Detection of Dynamical Regime Transitions with Lacunarity as a Multiscale Recurrence Quantification Measure

TL;DR

This paper introduces lacunarity as a new multiscale recurrence quantification measure that effectively detects dynamical regime transitions in complex systems, even with noisy or short data, surpassing traditional methods.

Contribution

The paper presents lacunarity as a novel recurrence quantifier that captures heterogeneity in recurrence plots without minimal line length constraints, broadening applicability.

Findings

Successfully detects dynamical transitions across multiple time scales.

Distinguishes stable and near blowout states in combustor data.

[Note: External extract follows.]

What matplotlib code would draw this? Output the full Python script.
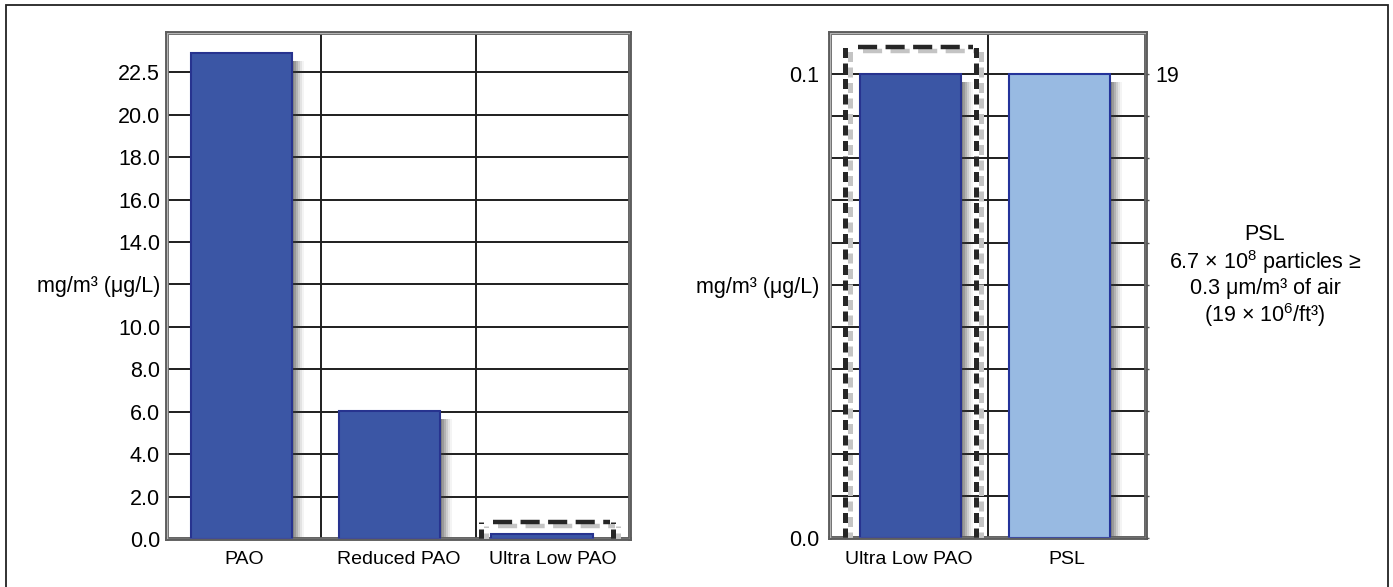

Performs well with noisy and short time series.

Abstract

We propose lacunarity as a novel recurrence quantification measure and illustrate its efficacy to detect dynamical regime transitions which are exhibited by many complex real-world systems. We carry out a recurrence plot based analysis for different paradigmatic systems and nonlinear empirical data in order to demonstrate the ability of our method to detect dynamical transitions ranging across different temporal scales. It succeeds to distinguish states of varying dynamical complexity in the presence of noise and non-stationarity, even when the time series is of short length. In contrast to traditional recurrence quantifiers, no specification of minimal line lengths is required and rather geometric features beyond linear structures in the recurrence plot can be accounted for. This makes lacunarity more broadly applicable as a recurrence quantification measure. Lacunarity is usually interpreted as a measure of heterogeneity or translational invariance of an arbitrary spatial pattern. In application to recurrence plots, it quantifies the degree of heterogenity in the temporal recurrence patterns at all relevant time scales. We demonstrate the potential of the proposed method when applied to empirical data, namely time series of acoustic pressure fluctuations from a turbulent combustor. Recurrence lacunarity captures both the rich variability in dynamical complexity of acoustic pressure fluctuations and shifting time scales encoded in the recurrence plots. Furthermore, it contributes to a better distinction between stable operation and near blowout states of combustors.